En lo visual, la iluminación de David Picazo define la geografía del peculiar encuentro con sobriedad; el vestuario de Conchi Espejo sostiene la naturalidad de la escena; la fotografía de Luis Gaspar y Bárbara Sánchez Palomero prolonga esa estética contenida; y el cartel de Emilio Lorente, atravesado por las claves sociales del drama —palabras que son sintomáticas de violencia— funciona como un pórtico coherente de lo que ocurre en escena.
Sin perder de vista la esencia de la historia, la obra sugiere también la dimensión política que subyace a la tragedia: el desamparo institucional, la precariedad afectiva, la deriva de una sociedad que delega en los individuos el peso de fallas colectivas. No lo subraya ni lo instrumentaliza, pero lo deja respirar, recordándonos que estas historias no nacen en el vacío.
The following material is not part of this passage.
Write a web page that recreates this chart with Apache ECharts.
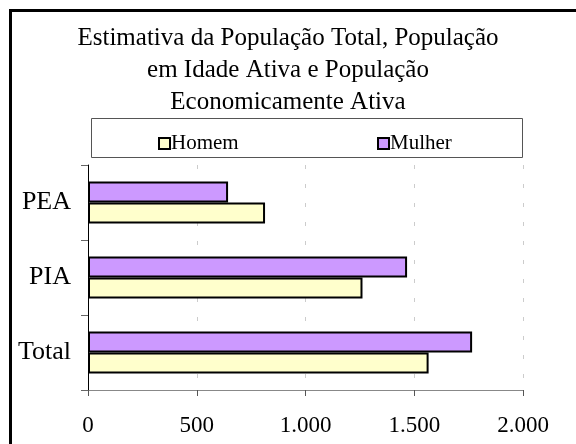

Al final, Violencia alcanza una fuerza increíble gracias a lo que calla y a la contención de su puesta en escena. Los actores están brillantes; transmiten la duda y el dolor de una forma tan real que emocionan al respetable. La obra no es cómoda ni busca consolarte y su belleza te hace cuestionarlo todo. Lo más valiente es que pone el foco en los padres del agresor, un territorio que casi siempre ignoramos. La función no busca absolverlos, sino humanizarlos y hacernos mirar donde normalmente apartamos la vista. Es un recordatorio de que el teatro sirve para ampliar nuestra mirada, no para dictar sentencias. Muy, muy recomendable.